▶ [SOURCE MATERIAL]:
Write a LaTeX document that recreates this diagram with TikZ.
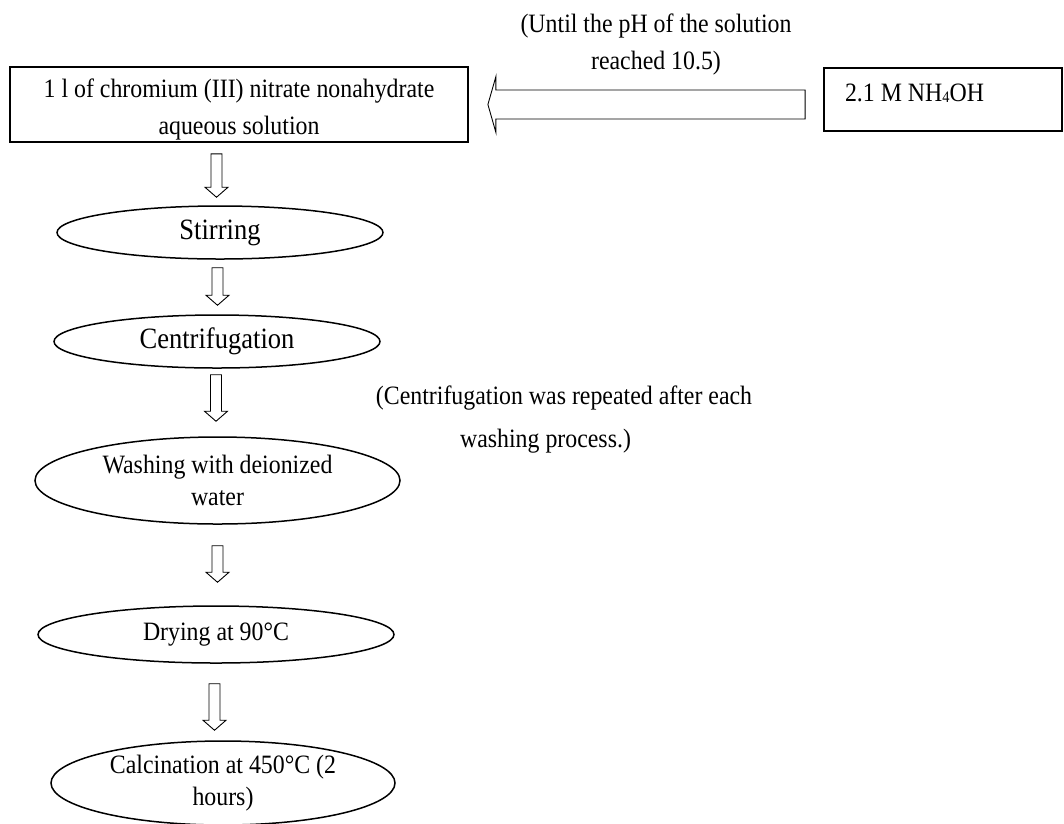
\documentclass[tikz,border=0pt]{standalone}
\usepackage{fontspec}
\setmainfont{Liberation Serif}[FakeStretch=0.9]
\usetikzlibrary{shapes.geometric,calc}
\newcommand\blockdn[2]{\draw[blk] let \p1=#1, \p2=#2 in
  (\x1-5.5pt,\y1) -- (\x1+5.5pt,\y1) -- (\x1+5.5pt,\y2+10pt) -- (\x1+11.5pt,\y2+10pt)
  -- (\x1,\y2) -- (\x1-11.5pt,\y2+10pt) -- (\x1-5.5pt,\y2+10pt) -- cycle;}
\newcommand\blocklt[2]{\draw[blk] let \p1=#1, \p2=#2 in
  (\x1,\y2+14.5pt) -- (\x2+8pt,\y2+14.5pt) -- (\x2+8pt,\y2+28pt) -- (\x2,\y2)
  -- (\x2+8pt,\y2-28pt) -- (\x2+8pt,\y2-14.5pt) -- (\x1,\y2-14.5pt) -- cycle;}
\begin{document}
\begin{tikzpicture}[x=1pt,y=-1pt,
  txt/.style={font=\fontsize{26.5}{37}\selectfont, inner sep=0pt, align=center},
  rbox/.style={draw, line width=1.8pt, inner sep=0pt, align=center},
  oval/.style={draw, ellipse, line width=1.5pt, inner sep=0pt, align=center,
    font=\fontsize{26.5}{32}\selectfont},
  bigoval/.style={oval, font=\fontsize{29.5}{32}\selectfont},
  blk/.style={draw, line width=0.9pt, fill=white, line join=miter}]
\useasboundingbox (0,0) rectangle (1064,823);

\node[rbox, minimum width=458pt, minimum height=75pt,
  font=\fontsize{26.5}{37}\selectfont] (sol) at (239,104.5)
  {\rule{0pt}{28.3pt}1 l of chromium (III) nitrate nonahydrate\\aqueous solution};
\node[rbox, minimum height=63pt, minimum width=238pt,
  font=\fontsize{26.5}{37}\selectfont] (nh) at (943,99.5)
  {\rule[-13pt]{0pt}{0pt}\makebox[196pt][l]{2.1 M NH{\fontsize{16}{16}\selectfont\raisebox{-1pt}{4}}OH}};
\node[txt] (ph) at (656,44.6) {(Until the pH of the solution\\reached 10.5)};

\node[bigoval, minimum width=326pt, minimum height=53pt] (stir) at (220,232.5) {Stirring};
\node[bigoval, minimum width=326pt, minimum height=53pt] (cent) at (217,341.5) {Centrifugation};
\node[oval, minimum width=365pt, minimum height=87pt] (wash) at (217.5,480.5) {Washing with deionized\\water};
\node[oval, minimum width=356pt, minimum height=57pt] (dry) at (216,634.5) {Drying at 90°C};
\node[oval, minimum width=344pt, minimum height=84pt] (calc) at (223,783) {Calcination at 450°C (2\\hours)};

\node[txt] (rep1) at (564,398.3) {(Centrifugation was repeated after each};
\node[txt] (rep2) at (545.5,441.3) {washing process.)};

\blocklt{([xshift=-18pt,yshift=-4pt]nh.west)}{([xshift=19pt]sol.east)}
\blockdn{([xshift=-22.5pt,yshift=-11pt]sol.south)}{([yshift=8pt]stir.north)}
\blockdn{([xshift=-2.5pt,yshift=-8pt]stir.south)}{([yshift=9pt]cent.north)}
\blockdn{([xshift=-1pt,yshift=-6pt]cent.south)}{([yshift=15pt]wash.north)}
\blockdn{([yshift=-21pt]wash.south)}{([yshift=23pt]dry.north)}
\blockdn{([xshift=-1.5pt,yshift=-20pt]dry.south)}{([yshift=10pt]calc.north)}
\end{tikzpicture}
\end{document}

▶ [AIM]: Copy out every line of the listing that contains the string "with".

▶ [WRITTEN RESPONSE]:
Write a LaTeX document that recreates this diagram with TikZ.
\node[oval, minimum width=365pt, minimum height=87pt] (wash) at (217.5,480.5) {Washing with deionized\\water};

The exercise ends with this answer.